È in quest’ottica, tra attestati di stima e prese di distanza, che si leggono anche le parole del capogruppo di Diventerà Bellissima all’Ars, Alessandro Aricò, che al contrario attribuisce la responsabilità della situazione che si è venuta a creare alla capitana, Carola Rackete. «Ritengo – dice Aricò a Meridionews – che a questo punto la capitana poteva trovare una soluzione alternativa. Al di là del disagio che sta provocando, io credo che stia strumentalizzando i migranti a bordo della sua nave. Viste le resistenze del governo italiano, avrebbe potuto dirigersi verso un altro porto». Parole che, in realtà, cozzano col diritto internazionale, che obbliga il capitano di una nave a dirigersi verso il primo porto sicuro, non lasciando a chi è al comando discrezionalità sull’argomento.
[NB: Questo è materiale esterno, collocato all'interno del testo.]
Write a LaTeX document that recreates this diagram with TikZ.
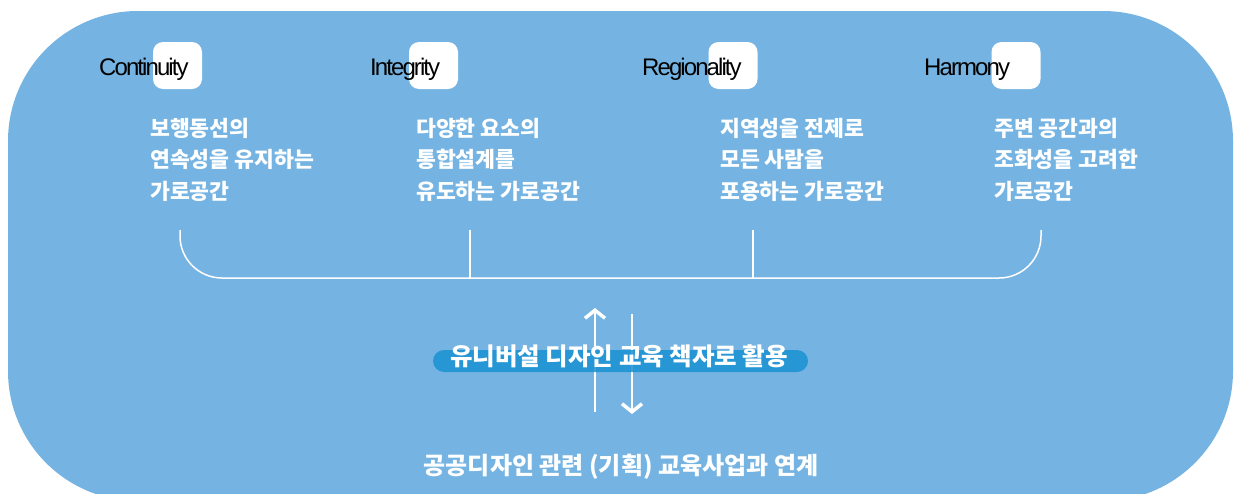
\documentclass[tikz,border=0pt]{standalone}
\usepackage{fontspec}
\setmainfont{Liberation Sans}
\newfontfamily\kr{Noto Sans CJK KR}
\newfontfamily\en[LetterSpace=-8]{Liberation Sans}
\usetikzlibrary{arrows.meta}
\definecolor{bgblue}{RGB}{117,180,226}
\definecolor{pillblue}{RGB}{26,145,210}
\begin{document}
\begin{tikzpicture}[x=1pt,y=-1pt,
  sq/.style={fill=white, rounded corners=10pt, minimum width=49pt, minimum height=47pt, inner sep=0pt},
  lab/.style={font=\en\fontsize{24pt}{26pt}\selectfont, text=black, inner sep=0pt, anchor=base west},
  col/.style={font=\kr\bfseries\fontsize{21.6pt}{31.5pt}\selectfont, text=white, align=left, inner sep=0pt, anchor=base west},
  brk/.style={draw=white, line width=1.5pt},
  arr/.style={draw=white, line width=2pt, -{Straight Barb[length=8pt,width=20pt,line width=3.5pt]}},
  pill/.style={fill=pillblue, fill opacity=0.85, rounded corners=11pt, minimum width=375pt, minimum height=22pt, inner sep=0pt},
  big/.style={font=\kr\bfseries\fontsize{24.5pt}{28pt}\selectfont, text=white, inner sep=0pt}
]
\useasboundingbox (0,0) rectangle (1235,493);
\clip (0,0) rectangle (1235,493);
\fill[white] (0,0) rectangle (1235,493);
\fill[bgblue, rounded corners=130pt] (8,11) rectangle (1233,501);

% squares and labels
\node[sq] (s1) at (177.5,65.5) {};
\node[sq] (s2) at (433.5,65.5) {};
\node[sq] (s3) at (733,65.5) {};
\node[sq] (s4) at (1016,65.5) {};
\node[lab] (l1) at (99,75) {Continuity};
\node[lab] (l2) at (370,75) {Integrity};
\node[lab] (l3) at (642,75) {Regionality};
\node[lab] (l4) at (924,75) {Harmony};

% columns (base anchor = last line baseline)
\node[col] (c1) at (150,199) {보행동선의\\연속성을 유지하는\\가로공간};
\node[col] (c2) at (416,199) {다양한 요소의\\통합설계를\\유도하는 가로공간};
\node[col] (c3) at (720,199) {지역성을 전제로\\모든 사람을\\포용하는 가로공간};
\node[col] (c4) at (994,199) {주변 공간과의\\조화성을 고려한\\가로공간};

% bracket
\coordinate (b1) at (180,230);
\coordinate (b1c) at (180,278);
\coordinate (b2c) at (1041,278);
\coordinate (b2) at (1041,230);
\coordinate (t1) at (470,230);
\coordinate (t1b) at (470,278);
\coordinate (t2) at (753,230);
\coordinate (t2b) at (753,278);
\draw[brk, rounded corners=42pt] (b1) -- (b1c) -- (b2c) -- (b2);
\draw[brk] (t1) -- (t1b);
\draw[brk] (t2) -- (t2b);

% arrows
\coordinate (ua) at (595,412);
\coordinate (ub) at (595,308);
\coordinate (da) at (632,314);
\coordinate (db) at (632,414);
\draw[arr] (ua) -- (ub);
\draw[arr] (da) -- (db);

% pill
\node[pill] (p) at (620.5,361) {};
\node[big] (pt) at (619,356) {유니버설 디자인 교육 책자로 활용};

% bottom text
\node[big, font=\kr\bfseries\fontsize{24pt}{28pt}\selectfont] (bt) at (621,467) {공공디자인 관련 (기획) 교육사업과 연계};
\end{tikzpicture}
\end{document}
Frasi comunque non neutrali in chiave politica, quelle che arrivano dal capogruppo del movimento fondato da Musumeci.

E se le parole hanno un loro peso specifico, non è meno significativo il silenzio dei Cinque Stelle siciliani sull’argomento, rotto nel pomeriggio di ieri dall’ex deputata Claudia La Rocca, che ha espresso la sua posizione personale in un lungo post su Facebook, provando a smontare una serie di bufale che circolano in rete, dalla presunta invasione, fino al più classico «ci rubano il lavoro», riportando i dati da Eurostat, UNHCR, Fondazione Leone Moressa, Il Sole 24 Ore. «Ma un punto in tutto questo per me rimane certo – si legge in chiusura del post dell’ex deputata regionale – i problemi vanno risolti con serietà e urgenza nei tavoli istituzionali e, soprattutto, il tema non deve essere l’oggetto di sfida fra le forze politiche interne ed esterne per questioni di mero consenso, non si può fare politica sulla vita delle persone, c’è sempre un limite oltre il quale non si dovrebbe andare».